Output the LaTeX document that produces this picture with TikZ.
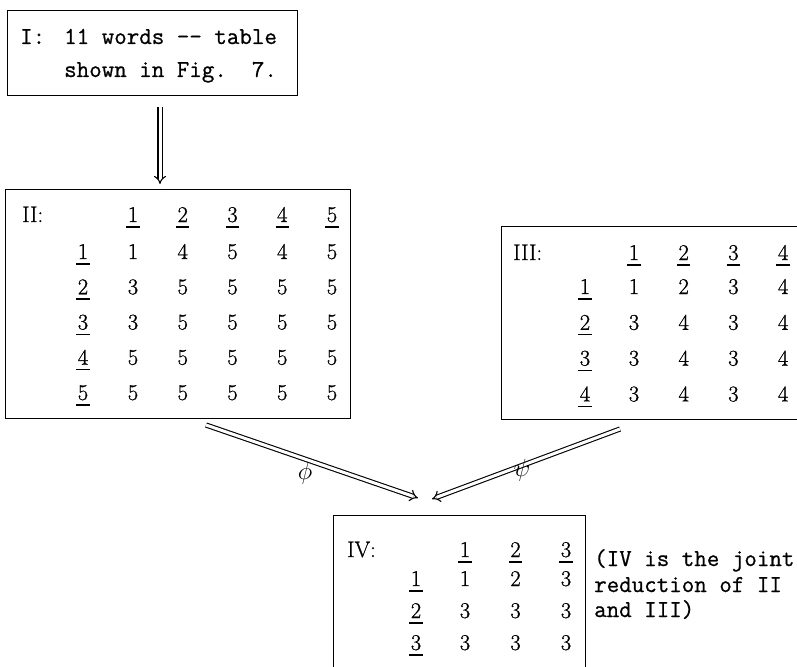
\documentclass[tikz,border=0pt]{standalone}
\usepackage{fontspec}
\usetikzlibrary{arrows.meta}
\newfontfamily\twfont[FakeBold=0.8]{Latin Modern Mono}
\newfontfamily\numfont[FakeBold=0.9]{Latin Modern Roman}
\newcommand\ulnum[1]{\setbox0\hbox{#1}\rlap{\kern-1.5pt\rule[-5.5pt]{\dimexpr\wd0+3pt\relax}{1.3pt}}#1}
\tikzset{
  box/.style={draw, line width=1.2pt, rectangle, inner sep=0pt},
  num/.style={anchor=base, inner sep=0pt, font=\fontsize{22.5}{26}\numfont},
  tw/.style={anchor=base west, inner sep=0pt, font=\fontsize{24.3}{28}\twfont\frenchspacing},
  dbl/.style={double, double distance=3pt, line width=1.1pt, -{Implies}},
  greek/.style={inner sep=0pt, font=\fontsize{23}{27}\selectfont},
}
\begin{document}
\begin{tikzpicture}[x=1pt, y=-1pt]
\useasboundingbox (0,0) rectangle (797,666);
% Box I
\node[box, minimum width=290pt, minimum height=85pt, anchor=north west] (boxI) at (7,10) {};
\node[tw] (Ilab) at (20,44) {I:};
\node[tw] (Il1) at (64,44) {11 words -{}- table};
\node[tw] (Il2) at (64,77) {shown in Fig.\ \ 7.};
% Box II
\node[box, minimum width=345pt, minimum height=229pt, anchor=north west] (boxII) at (5,189) {};
\node[num, anchor=base west] (IIlab) at (22,222) {II:};
\foreach \c in {1,...,5}
  \node[num] (IIh\c) at ({133+(\c-1)*49.75},222) {\ulnum{\c}};
\foreach \r in {1,...,5}
  \node[num] (IIr\r) at (83,{259+(\r-1)*35.25}) {\ulnum{\r}};
\foreach \row [count=\r] in {{1,4,5,4,5},{3,5,5,5,5},{3,5,5,5,5},{5,5,5,5,5},{5,5,5,5,5}}
  \foreach \v [count=\c] in \row
    \node[num] (II-\r-\c) at ({133+(\c-1)*49.75},{259+(\r-1)*35.25}) {\v};
% Box III
\node[box, minimum width=310pt, minimum height=193pt, anchor=north west] (boxIII) at (501,226) {};
\node[num, anchor=base west] (IIIlab) at (513,260) {III:};
\foreach \c in {1,...,4}
  \node[num] (IIIh\c) at ({634+(\c-1)*49.7},260) {\ulnum{\c}};
\foreach \r in {1,...,4}
  \node[num] (IIIr\r) at (585,{294+(\r-1)*35.8}) {\ulnum{\r}};
\foreach \row [count=\r] in {{1,2,3,4},{3,4,3,4},{3,4,3,4},{3,4,3,4}}
  \foreach \v [count=\c] in \row
    \node[num] (III-\r-\c) at ({634+(\c-1)*49.7},{294+(\r-1)*35.8}) {\v};
% Box IV
\node[box, minimum width=252pt, minimum height=165pt, anchor=north west] (boxIV) at (333,515) {};
\node[num, anchor=base west] (IVlab) at (347,557) {IV:};
\foreach \c in {1,...,3}
  \node[num] (IVh\c) at ({465+(\c-1)*50.5},557) {\ulnum{\c}};
\foreach \r in {1,...,3}
  \node[num] (IVr\r) at (416,{586+(\r-1)*32}) {\ulnum{\r}};
\foreach \row [count=\r] in {{1,2,3},{3,3,3},{3,3,3}}
  \foreach \v [count=\c] in \row
    \node[num] (IV-\r-\c) at ({465+(\c-1)*50.5},{586+(\r-1)*32}) {\v};
% note
\node[tw] (n1) at (594,566) {(IV is the joint};
\node[tw] (n2) at (594,592) {reduction of II};
\node[tw] (n3) at (594,617) {and III)};
% arrows
\coordinate (a1s) at (160,107);
\coordinate (a1e) at (160,184);
\coordinate (a2s) at (206,425);
\coordinate (a2e) at (418,498);
\coordinate (a3s) at (620,429);
\coordinate (a3e) at (432,499);
\draw[dbl] (a1s) -- (a1e);
\draw[dbl] (a2s) -- (a2e);
\draw[dbl] (a3s) -- (a3e);
\node[greek] (phi) at (305,473) {$\phi$};
\node[greek] (psi) at (522,470) {$\psi$};
\end{tikzpicture}
\end{document}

■ WHAT TO WORK ON:
Strip out the pictures and quote the remaining data word for word.

■ EXERCISE RESPONSE:
Output the LaTeX document that produces this picture with TikZ.
\documentclass[tikz,border=0pt]{standalone}
\usepackage{fontspec}
\usetikzlibrary{arrows.meta}
\newfontfamily\twfont[FakeBold=0.8]{Latin Modern Mono}
\newfontfamily\numfont[FakeBold=0.9]{Latin Modern Roman}
\newcommand\ulnum[1]{\setbox0\hbox{#1}\rlap{\kern-1.5pt\rule[-5.5pt]{\dimexpr\wd0+3pt\relax}{1.3pt}}#1}
\tikzset{
  box/.style={draw, line width=1.2pt, rectangle, inner sep=0pt},
  num/.style={anchor=base, inner sep=0pt, font=\fontsize{22.5}{26}\numfont},
  tw/.style={anchor=base west, inner sep=0pt, font=\fontsize{24.3}{28}\twfont\frenchspacing},
  dbl/.style={double, double distance=3pt, line width=1.1pt, -{Implies}},
  greek/.style={inner sep=0pt, font=\fontsize{23}{27}\selectfont},
}
\begin{document}
\begin{tikzpicture}[x=1pt, y=-1pt]
\useasboundingbox (0,0) rectangle (797,666);
% Box I
\node[box, minimum width=290pt, minimum height=85pt, anchor=north west] (boxI) at (7,10) {};
\node[tw] (Ilab) at (20,44) {I:};
\node[tw] (Il1) at (64,44) {11 words -{}- table};
\node[tw] (Il2) at (64,77) {shown in Fig.\ \ 7.};
% Box II
\node[box, minimum width=345pt, minimum height=229pt, anchor=north west] (boxII) at (5,189) {};
\node[num, anchor=base west] (IIlab) at (22,222) {II:};
\foreach \c in {1,...,5}
  \node[num] (IIh\c) at ({133+(\c-1)*49.75},222) {\ulnum{\c}};
\foreach \r in {1,...,5}
  \node[num] (IIr\r) at (83,{259+(\r-1)*35.25}) {\ulnum{\r}};
\foreach \row [count=\r] in {{1,4,5,4,5},{3,5,5,5,5},{3,5,5,5,5},{5,5,5,5,5},{5,5,5,5,5}}
  \foreach \v [count=\c] in \row
    \node[num] (II-\r-\c) at ({133+(\c-1)*49.75},{259+(\r-1)*35.25}) {\v};
% Box III
\node[box, minimum width=310pt, minimum height=193pt, anchor=north west] (boxIII) at (501,226) {};
\node[num, anchor=base west] (IIIlab) at (513,260) {III:};
\foreach \c in {1,...,4}
  \node[num] (IIIh\c) at ({634+(\c-1)*49.7},260) {\ulnum{\c}};
\foreach \r in {1,...,4}
  \node[num] (IIIr\r) at (585,{294+(\r-1)*35.8}) {\ulnum{\r}};
\foreach \row [count=\r] in {{1,2,3,4},{3,4,3,4},{3,4,3,4},{3,4,3,4}}
  \foreach \v [count=\c] in \row
    \node[num] (III-\r-\c) at ({634+(\c-1)*49.7},{294+(\r-1)*35.8}) {\v};
% Box IV
\node[box, minimum width=252pt, minimum height=165pt, anchor=north west] (boxIV) at (333,515) {};
\node[num, anchor=base west] (IVlab) at (347,557) {IV:};
\foreach \c in {1,...,3}
  \node[num] (IVh\c) at ({465+(\c-1)*50.5},557) {\ulnum{\c}};
\foreach \r in {1,...,3}
  \node[num] (IVr\r) at (416,{586+(\r-1)*32}) {\ulnum{\r}};
\foreach \row [count=\r] in {{1,2,3},{3,3,3},{3,3,3}}
  \foreach \v [count=\c] in \row
    \node[num] (IV-\r-\c) at ({465+(\c-1)*50.5},{586+(\r-1)*32}) {\v};
% note
\node[tw] (n1) at (594,566) {(IV is the joint};
\node[tw] (n2) at (594,592) {reduction of II};
\node[tw] (n3) at (594,617) {and III)};
% arrows
\coordinate (a1s) at (160,107);
\coordinate (a1e) at (160,184);
\coordinate (a2s) at (206,425);
\coordinate (a2e) at (418,498);
\coordinate (a3s) at (620,429);
\coordinate (a3e) at (432,499);
\draw[dbl] (a1s) -- (a1e);
\draw[dbl] (a2s) -- (a2e);
\draw[dbl] (a3s) -- (a3e);
\node[greek] (phi) at (305,473) {$\phi$};
\node[greek] (psi) at (522,470) {$\psi$};
\end{tikzpicture}
\end{document}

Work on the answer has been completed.